Our recent pre-print (arXiv:2312.04911v1) demonstrates that PCV, in addition to its original purpose, can also address the problem of data augmentation. The original paper is now submitted to one of the peer-review journals, we will update this text when it is accepted.
Meanwhile this part of repository contains two Jupyter notebooks that reproduce some of the examples shown in the pre-print in a simplified way.
File Tector.ipynb
contains notebook with code reproducing the examples with Tecator dataset. It trains 2 x 10 simple ANN regression models and applies each model to independent test set. Half of the models are trained using the original calibration set (170 objects). Second half — the calibration set augmented with 10 PV-sets generated using Procrustes cross-validation with radom splits to 10 segments and PLS-decomposition with 10 latent variables. The code saves RMSEP values obtained for each model and shows box plot for the values at the end. To run the code you need to download Tecator.csv
file with dataset (also located here).
Second notebook, Heart.ipynb
, reproduces some of the examples with Heart dataset in the same way. To use this notebook you need to download Heart.csv
file with dataset, where all categorical variables already converted to dummy. The notebook implements PLS-version of the augmentation algorithm (in the pre-print we use both PLS and PCA versions for this example) and uses the same train/test splitting strategy as described in the pre-print.

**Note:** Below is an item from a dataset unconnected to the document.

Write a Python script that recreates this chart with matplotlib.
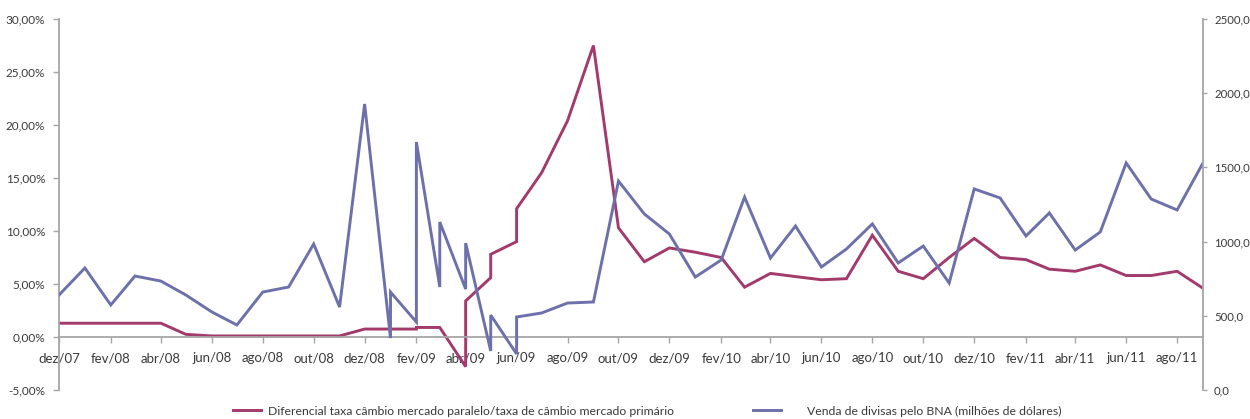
import numpy as np
import matplotlib
matplotlib.use('Agg')
import matplotlib.pyplot as plt
from matplotlib.ticker import FuncFormatter

plt.rcParams['font.family'] = ['Lato', 'DejaVu Sans']

RED = '#a23a6c'
BLUE = '#6d70ab'
AXIS_GRAY = '#a6a6a6'
TEXT = '#3a3a3a'

# monthly observations; some months in 2009 carry two readings
dates = ['2007-12-01', '2008-01-01', '2008-02-01', '2008-03-01', '2008-04-01',
         '2008-05-01', '2008-06-01', '2008-07-01', '2008-08-01', '2008-09-01',
         '2008-10-01', '2008-11-01', '2008-12-01',
         '2009-01-01', '2009-01-01', '2009-02-01', '2009-02-01',
         '2009-03-01', '2009-03-01', '2009-04-01', '2009-04-01',
         '2009-05-01', '2009-05-01', '2009-06-01', '2009-06-01',
         '2009-07-01', '2009-08-01', '2009-09-01', '2009-10-01', '2009-11-01',
         '2009-12-01', '2010-01-01', '2010-02-01', '2010-03-01', '2010-04-01',
         '2010-05-01', '2010-06-01', '2010-07-01', '2010-08-01', '2010-09-01',
         '2010-10-01', '2010-11-01', '2010-12-01', '2011-01-01', '2011-02-01',
         '2011-03-01', '2011-04-01', '2011-05-01', '2011-06-01', '2011-07-01',
         '2011-08-01', '2011-09-01']

diferencial = [1.3, 1.3, 1.3, 1.3, 1.3,
               0.25, 0.1, 0.1, 0.1, 0.1,
               0.1, 0.1, 0.75,
               0.75, 0.75, 0.75, 0.9,
               0.9, 0.9, -2.8, 3.4,
               5.6, 7.8, 9.0, 12.1,
               15.5, 20.4, 27.5, 10.3, 7.1,
               8.4, 8.0, 7.5, 4.7, 6.0,
               5.7, 5.4, 5.5, 9.6, 6.2,
               5.5, 7.5, 9.3, 7.5, 7.3,
               6.4, 6.2, 6.8, 5.8, 5.8,
               6.2, 4.6]

venda_divisas = [640, 822, 573, 768, 734,
                 640, 526, 438, 660, 694,
                 984, 559, 1927,
                 350, 660, 458, 1671,
                 694, 1132, 680, 990,
                 263, 505, 243, 492,
                 519, 586, 593, 1408, 1186,
                 1051, 761, 876, 1300, 889,
                 1105, 829, 950, 1119, 856,
                 970, 721, 1355, 1294, 1038,
                 1193, 943, 1065, 1530, 1287,
                 1213, 1530]

tick_dates = ['2007-12-01', '2008-02-01', '2008-04-01', '2008-06-01', '2008-08-01',
              '2008-10-01', '2008-12-01', '2009-02-01', '2009-04-01', '2009-06-01',
              '2009-08-01', '2009-10-01', '2009-12-01', '2010-02-01', '2010-04-01',
              '2010-06-01', '2010-08-01', '2010-10-01', '2010-12-01', '2011-02-01',
              '2011-04-01', '2011-06-01', '2011-08-01']
tick_labels = ['dez/07', 'fev/08', 'abr/08', 'jun/08', 'ago/08', 'out/08',
               'dez/08', 'fev/09', 'abr/09', 'jun/09', 'ago/09', 'out/09',
               'dez/09', 'fev/10', 'abr/10', 'jun/10', 'ago/10', 'out/10',
               'dez/10', 'fev/11', 'abr/11', 'jun/11', 'ago/11']

label_red = 'Diferencial taxa câmbio mercado paralelo/taxa de câmbio mercado primário'
label_blue = 'Venda de divisas pelo BNA (milhões de dólares)'

x = np.array(dates, dtype='datetime64[D]')
xt = np.array(tick_dates, dtype='datetime64[D]')

fig = plt.figure(figsize=(12.5, 4.19), dpi=100)
ax = fig.add_axes([59 / 1250, 1 - 390 / 419, (1203 - 59) / 1250, (390 - 19) / 419])
ax2 = ax.twinx()

line_red, = ax.plot(x, diferencial, color=RED, lw=2.1, solid_joinstyle='miter')
line_blue, = ax2.plot(x, venda_divisas, color=BLUE, lw=2.1, solid_joinstyle='miter')

ax.set_xlim(np.datetime64('2007-12-01'), np.datetime64('2011-09-01'))
ax.set_ylim(-5, 30)
ax.set_yticks(np.arange(-5, 31, 5))
ax.yaxis.set_major_formatter(FuncFormatter(lambda v, p: f'{v:.2f}%'.replace('.', ',')))
ax2.set_ylim(0, 2500)
ax2.set_yticks(np.arange(0, 2501, 500))
ax2.yaxis.set_major_formatter(FuncFormatter(lambda v, p: f'{v:.1f}'.replace('.', ',')))

ax.set_xticks(xt)
ax.set_xticklabels(tick_labels)

for a in (ax, ax2):
    a.spines['top'].set_visible(False)
    a.patch.set_visible(False)
ax.spines['right'].set_visible(False)
ax.spines['bottom'].set_position(('data', 0))
ax.spines['bottom'].set_color(AXIS_GRAY)
ax.spines['left'].set_color(AXIS_GRAY)
ax2.spines['left'].set_visible(False)
ax2.spines['bottom'].set_visible(False)
ax2.spines['right'].set_color(AXIS_GRAY)
for a in (ax, ax2):
    for s in a.spines.values():
        s.set_linewidth(1.3)

ax.tick_params(axis='x', direction='out', length=4, width=1, color=AXIS_GRAY,
               labelsize=9.5, labelcolor=TEXT, pad=7)
ax.tick_params(axis='y', direction='out', length=4, width=1, color=AXIS_GRAY,
               labelsize=8.5, labelcolor=TEXT, pad=6)
ax2.tick_params(axis='y', direction='out', length=3, width=1, color=AXIS_GRAY,
                labelsize=8.2, labelcolor=TEXT, pad=5)

leg_kw = dict(loc='center left', frameon=False, fontsize=8.8, borderpad=0,
              borderaxespad=0, handlelength=2.3, labelcolor=TEXT)
fig.legend([line_red], [label_red], bbox_to_anchor=(233 / 1250, 1 - 411 / 419),
           handletextpad=0.55, **leg_kw)
fig.legend([line_blue], [label_blue], bbox_to_anchor=(753 / 1250, 1 - 411 / 419),
           handletextpad=2.1, **leg_kw)

fig.savefig('out.png', dpi=100)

Code works best if you have CUDA device, it will work without the device as well, but calculations will take longer time (on MacBook Air M2 it takes about 10-12 minutes to run all examples from the Tecator notebook).
The Tecator dataset was originally taken by Tecator Infratec Food and Feed Analyzer working by the Near Infrared Transmission (NIT) principle. The dataset was downloaded from the StatLib public dataset archive (http://lib.stat.cmu.edu/datasets/). The Heart dataset was downloaded from UC Irvine Machine Learning Repository and adapted for the purpose of the paper. More details can be found in the pre-print.
The general idea is simple. If we use random segmented cross-validation, we can obtain a large number of PV-sets for the same conditions. They will all be different but will capture the variance-covariance structure (full or partial) of the original training set, similar to having many samples taken from the same population. What if we simply combine them all with a training set, thereby augmenting the original training data?
Results show that, for example, in the case of Tecator data and a straightforward ANN model with several layers, using data augmented this way significantly reduces the RMSE computed for the independent test set (in some scenarios, up to a 2-3 times reduction). This holds true for most of the spectroscopic examples I have explored so far. Sometimes the reduction is relatively small (10-20%), sometimes quite large (several times). Experiments with tabular data also demonstrate improvement, such as in discrimination accuracy.
We can also observe that for models robust to overfitting, such as Random Forest, augmentation does not yield any improvements. Overall, there is still room for investigation and potential improvements. However, what we have seen so far fills us with optimism, and we encourage everyone to try how the method works on your data, especially if you have a dataset with a moderate to high degree of collinearity, a relatively small number of data points (from tens to a few hundreds), and you want to use ANN for modeling.